Work instructions
Print all the records exactly, please.

Records shown
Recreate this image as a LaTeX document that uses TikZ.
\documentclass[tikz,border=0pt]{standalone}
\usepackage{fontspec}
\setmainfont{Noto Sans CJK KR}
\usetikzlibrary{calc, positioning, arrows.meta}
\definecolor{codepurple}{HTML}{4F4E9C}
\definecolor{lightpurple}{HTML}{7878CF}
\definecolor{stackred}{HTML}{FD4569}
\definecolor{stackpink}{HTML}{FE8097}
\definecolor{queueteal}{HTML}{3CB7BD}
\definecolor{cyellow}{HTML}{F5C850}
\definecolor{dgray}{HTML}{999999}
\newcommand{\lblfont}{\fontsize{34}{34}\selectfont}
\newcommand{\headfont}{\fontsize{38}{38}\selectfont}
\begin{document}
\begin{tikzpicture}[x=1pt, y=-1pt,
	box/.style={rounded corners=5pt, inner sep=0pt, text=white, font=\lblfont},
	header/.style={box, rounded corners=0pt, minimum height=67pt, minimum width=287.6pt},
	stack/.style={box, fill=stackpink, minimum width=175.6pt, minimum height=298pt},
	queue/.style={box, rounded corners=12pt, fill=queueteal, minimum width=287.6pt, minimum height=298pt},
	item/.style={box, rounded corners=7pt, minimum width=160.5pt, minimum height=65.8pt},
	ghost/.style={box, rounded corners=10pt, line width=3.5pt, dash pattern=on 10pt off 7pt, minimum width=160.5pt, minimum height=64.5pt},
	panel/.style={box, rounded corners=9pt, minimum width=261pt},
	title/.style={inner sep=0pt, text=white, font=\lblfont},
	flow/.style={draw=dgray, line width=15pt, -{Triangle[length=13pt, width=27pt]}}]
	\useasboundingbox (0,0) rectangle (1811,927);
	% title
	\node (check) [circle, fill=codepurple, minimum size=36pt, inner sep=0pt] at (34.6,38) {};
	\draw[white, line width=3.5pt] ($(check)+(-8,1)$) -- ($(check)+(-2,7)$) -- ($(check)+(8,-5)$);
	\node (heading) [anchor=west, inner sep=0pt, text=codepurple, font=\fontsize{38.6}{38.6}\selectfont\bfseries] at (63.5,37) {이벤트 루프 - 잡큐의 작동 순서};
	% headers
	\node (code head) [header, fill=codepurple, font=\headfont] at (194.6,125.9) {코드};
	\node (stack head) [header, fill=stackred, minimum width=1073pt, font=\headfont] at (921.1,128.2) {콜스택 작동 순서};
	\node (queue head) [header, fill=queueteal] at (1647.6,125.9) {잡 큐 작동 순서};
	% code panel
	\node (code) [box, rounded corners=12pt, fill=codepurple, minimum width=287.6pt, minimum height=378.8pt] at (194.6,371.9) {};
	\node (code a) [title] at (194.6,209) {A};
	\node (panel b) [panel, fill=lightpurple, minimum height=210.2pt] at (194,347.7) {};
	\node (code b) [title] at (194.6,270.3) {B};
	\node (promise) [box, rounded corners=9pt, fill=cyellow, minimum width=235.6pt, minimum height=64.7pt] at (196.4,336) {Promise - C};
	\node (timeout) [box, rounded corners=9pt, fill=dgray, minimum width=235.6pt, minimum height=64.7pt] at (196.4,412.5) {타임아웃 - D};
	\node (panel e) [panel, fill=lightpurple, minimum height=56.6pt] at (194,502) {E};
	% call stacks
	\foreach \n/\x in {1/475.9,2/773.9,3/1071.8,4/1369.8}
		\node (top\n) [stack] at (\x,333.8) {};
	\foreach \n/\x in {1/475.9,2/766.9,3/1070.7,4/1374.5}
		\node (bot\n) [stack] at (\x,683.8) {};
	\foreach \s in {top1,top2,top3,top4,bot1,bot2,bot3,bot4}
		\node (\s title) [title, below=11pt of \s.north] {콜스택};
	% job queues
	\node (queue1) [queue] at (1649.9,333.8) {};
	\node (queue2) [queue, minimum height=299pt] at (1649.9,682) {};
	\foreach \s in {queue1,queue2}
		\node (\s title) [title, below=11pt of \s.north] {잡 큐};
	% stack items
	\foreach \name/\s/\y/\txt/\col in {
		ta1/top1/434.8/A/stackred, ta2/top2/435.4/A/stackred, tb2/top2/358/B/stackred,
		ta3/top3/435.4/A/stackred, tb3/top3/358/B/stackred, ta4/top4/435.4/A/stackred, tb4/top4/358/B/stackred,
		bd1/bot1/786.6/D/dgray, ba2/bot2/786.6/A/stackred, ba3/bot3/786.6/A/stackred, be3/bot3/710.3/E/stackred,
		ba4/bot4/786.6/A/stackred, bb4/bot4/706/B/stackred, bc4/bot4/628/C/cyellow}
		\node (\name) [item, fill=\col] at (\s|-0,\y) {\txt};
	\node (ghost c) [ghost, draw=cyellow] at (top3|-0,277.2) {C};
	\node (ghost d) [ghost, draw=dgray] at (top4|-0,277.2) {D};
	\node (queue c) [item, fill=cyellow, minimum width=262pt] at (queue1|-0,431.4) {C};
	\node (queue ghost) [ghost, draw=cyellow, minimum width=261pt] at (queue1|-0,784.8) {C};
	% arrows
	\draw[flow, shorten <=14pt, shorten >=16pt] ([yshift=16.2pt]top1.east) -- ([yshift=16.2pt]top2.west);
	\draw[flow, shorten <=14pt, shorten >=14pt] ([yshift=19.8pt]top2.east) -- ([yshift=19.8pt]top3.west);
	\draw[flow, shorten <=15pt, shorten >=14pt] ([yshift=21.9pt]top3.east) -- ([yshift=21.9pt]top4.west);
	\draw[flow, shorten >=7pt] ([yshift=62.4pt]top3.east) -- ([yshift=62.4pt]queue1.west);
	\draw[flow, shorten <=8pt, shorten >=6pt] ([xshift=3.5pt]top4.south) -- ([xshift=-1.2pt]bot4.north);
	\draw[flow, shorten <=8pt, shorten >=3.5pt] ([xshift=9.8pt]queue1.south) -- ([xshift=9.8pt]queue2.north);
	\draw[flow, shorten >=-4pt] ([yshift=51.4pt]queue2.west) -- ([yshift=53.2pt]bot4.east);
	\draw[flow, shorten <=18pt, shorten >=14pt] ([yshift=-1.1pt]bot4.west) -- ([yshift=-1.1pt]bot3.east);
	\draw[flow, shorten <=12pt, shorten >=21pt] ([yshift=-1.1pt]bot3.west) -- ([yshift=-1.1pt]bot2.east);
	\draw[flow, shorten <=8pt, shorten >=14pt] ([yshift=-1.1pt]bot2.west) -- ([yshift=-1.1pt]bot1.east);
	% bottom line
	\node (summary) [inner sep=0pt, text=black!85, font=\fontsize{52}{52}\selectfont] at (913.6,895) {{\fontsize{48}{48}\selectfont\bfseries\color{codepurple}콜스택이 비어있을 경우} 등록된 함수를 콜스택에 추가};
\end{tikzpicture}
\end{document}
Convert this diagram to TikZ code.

Answer to the exercise
Recreate this image as a LaTeX document that uses TikZ.
\documentclass[tikz,border=0pt]{standalone}
\usepackage{fontspec}
\setmainfont{Noto Sans CJK KR}
\usetikzlibrary{calc, positioning, arrows.meta}
\definecolor{codepurple}{HTML}{4F4E9C}
\definecolor{lightpurple}{HTML}{7878CF}
\definecolor{stackred}{HTML}{FD4569}
\definecolor{stackpink}{HTML}{FE8097}
\definecolor{queueteal}{HTML}{3CB7BD}
\definecolor{cyellow}{HTML}{F5C850}
\definecolor{dgray}{HTML}{999999}
\newcommand{\lblfont}{\fontsize{34}{34}\selectfont}
\newcommand{\headfont}{\fontsize{38}{38}\selectfont}
\begin{document}
\begin{tikzpicture}[x=1pt, y=-1pt,
	box/.style={rounded corners=5pt, inner sep=0pt, text=white, font=\lblfont},
	header/.style={box, rounded corners=0pt, minimum height=67pt, minimum width=287.6pt},
	stack/.style={box, fill=stackpink, minimum width=175.6pt, minimum height=298pt},
	queue/.style={box, rounded corners=12pt, fill=queueteal, minimum width=287.6pt, minimum height=298pt},
	item/.style={box, rounded corners=7pt, minimum width=160.5pt, minimum height=65.8pt},
	ghost/.style={box, rounded corners=10pt, line width=3.5pt, dash pattern=on 10pt off 7pt, minimum width=160.5pt, minimum height=64.5pt},
	panel/.style={box, rounded corners=9pt, minimum width=261pt},
	title/.style={inner sep=0pt, text=white, font=\lblfont},
	flow/.style={draw=dgray, line width=15pt, -{Triangle[length=13pt, width=27pt]}}]
	\useasboundingbox (0,0) rectangle (1811,927);
	% title
	\node (check) [circle, fill=codepurple, minimum size=36pt, inner sep=0pt] at (34.6,38) {};
	\draw[white, line width=3.5pt] ($(check)+(-8,1)$) -- ($(check)+(-2,7)$) -- ($(check)+(8,-5)$);
	\node (heading) [anchor=west, inner sep=0pt, text=codepurple, font=\fontsize{38.6}{38.6}\selectfont\bfseries] at (63.5,37) {이벤트 루프 - 잡큐의 작동 순서};
	% headers
	\node (code head) [header, fill=codepurple, font=\headfont] at (194.6,125.9) {코드};
	\node (stack head) [header, fill=stackred, minimum width=1073pt, font=\headfont] at (921.1,128.2) {콜스택 작동 순서};
	\node (queue head) [header, fill=queueteal] at (1647.6,125.9) {잡 큐 작동 순서};
	% code panel
	\node (code) [box, rounded corners=12pt, fill=codepurple, minimum width=287.6pt, minimum height=378.8pt] at (194.6,371.9) {};
	\node (code a) [title] at (194.6,209) {A};
	\node (panel b) [panel, fill=lightpurple, minimum height=210.2pt] at (194,347.7) {};
	\node (code b) [title] at (194.6,270.3) {B};
	\node (promise) [box, rounded corners=9pt, fill=cyellow, minimum width=235.6pt, minimum height=64.7pt] at (196.4,336) {Promise - C};
	\node (timeout) [box, rounded corners=9pt, fill=dgray, minimum width=235.6pt, minimum height=64.7pt] at (196.4,412.5) {타임아웃 - D};
	\node (panel e) [panel, fill=lightpurple, minimum height=56.6pt] at (194,502) {E};
	% call stacks
	\foreach \n/\x in {1/475.9,2/773.9,3/1071.8,4/1369.8}
		\node (top\n) [stack] at (\x,333.8) {};
	\foreach \n/\x in {1/475.9,2/766.9,3/1070.7,4/1374.5}
		\node (bot\n) [stack] at (\x,683.8) {};
	\foreach \s in {top1,top2,top3,top4,bot1,bot2,bot3,bot4}
		\node (\s title) [title, below=11pt of \s.north] {콜스택};
	% job queues
	\node (queue1) [queue] at (1649.9,333.8) {};
	\node (queue2) [queue, minimum height=299pt] at (1649.9,682) {};
	\foreach \s in {queue1,queue2}
		\node (\s title) [title, below=11pt of \s.north] {잡 큐};
	% stack items
	\foreach \name/\s/\y/\txt/\col in {
		ta1/top1/434.8/A/stackred, ta2/top2/435.4/A/stackred, tb2/top2/358/B/stackred,
		ta3/top3/435.4/A/stackred, tb3/top3/358/B/stackred, ta4/top4/435.4/A/stackred, tb4/top4/358/B/stackred,
		bd1/bot1/786.6/D/dgray, ba2/bot2/786.6/A/stackred, ba3/bot3/786.6/A/stackred, be3/bot3/710.3/E/stackred,
		ba4/bot4/786.6/A/stackred, bb4/bot4/706/B/stackred, bc4/bot4/628/C/cyellow}
		\node (\name) [item, fill=\col] at (\s|-0,\y) {\txt};
	\node (ghost c) [ghost, draw=cyellow] at (top3|-0,277.2) {C};
	\node (ghost d) [ghost, draw=dgray] at (top4|-0,277.2) {D};
	\node (queue c) [item, fill=cyellow, minimum width=262pt] at (queue1|-0,431.4) {C};
	\node (queue ghost) [ghost, draw=cyellow, minimum width=261pt] at (queue1|-0,784.8) {C};
	% arrows
	\draw[flow, shorten <=14pt, shorten >=16pt] ([yshift=16.2pt]top1.east) -- ([yshift=16.2pt]top2.west);
	\draw[flow, shorten <=14pt, shorten >=14pt] ([yshift=19.8pt]top2.east) -- ([yshift=19.8pt]top3.west);
	\draw[flow, shorten <=15pt, shorten >=14pt] ([yshift=21.9pt]top3.east) -- ([yshift=21.9pt]top4.west);
	\draw[flow, shorten >=7pt] ([yshift=62.4pt]top3.east) -- ([yshift=62.4pt]queue1.west);
	\draw[flow, shorten <=8pt, shorten >=6pt] ([xshift=3.5pt]top4.south) -- ([xshift=-1.2pt]bot4.north);
	\draw[flow, shorten <=8pt, shorten >=3.5pt] ([xshift=9.8pt]queue1.south) -- ([xshift=9.8pt]queue2.north);
	\draw[flow, shorten >=-4pt] ([yshift=51.4pt]queue2.west) -- ([yshift=53.2pt]bot4.east);
	\draw[flow, shorten <=18pt, shorten >=14pt] ([yshift=-1.1pt]bot4.west) -- ([yshift=-1.1pt]bot3.east);
	\draw[flow, shorten <=12pt, shorten >=21pt] ([yshift=-1.1pt]bot3.west) -- ([yshift=-1.1pt]bot2.east);
	\draw[flow, shorten <=8pt, shorten >=14pt] ([yshift=-1.1pt]bot2.west) -- ([yshift=-1.1pt]bot1.east);
	% bottom line
	\node (summary) [inner sep=0pt, text=black!85, font=\fontsize{52}{52}\selectfont] at (913.6,895) {{\fontsize{48}{48}\selectfont\bfseries\color{codepurple}콜스택이 비어있을 경우} 등록된 함수를 콜스택에 추가};
\end{tikzpicture}
\end{document}
Convert this diagram to TikZ code.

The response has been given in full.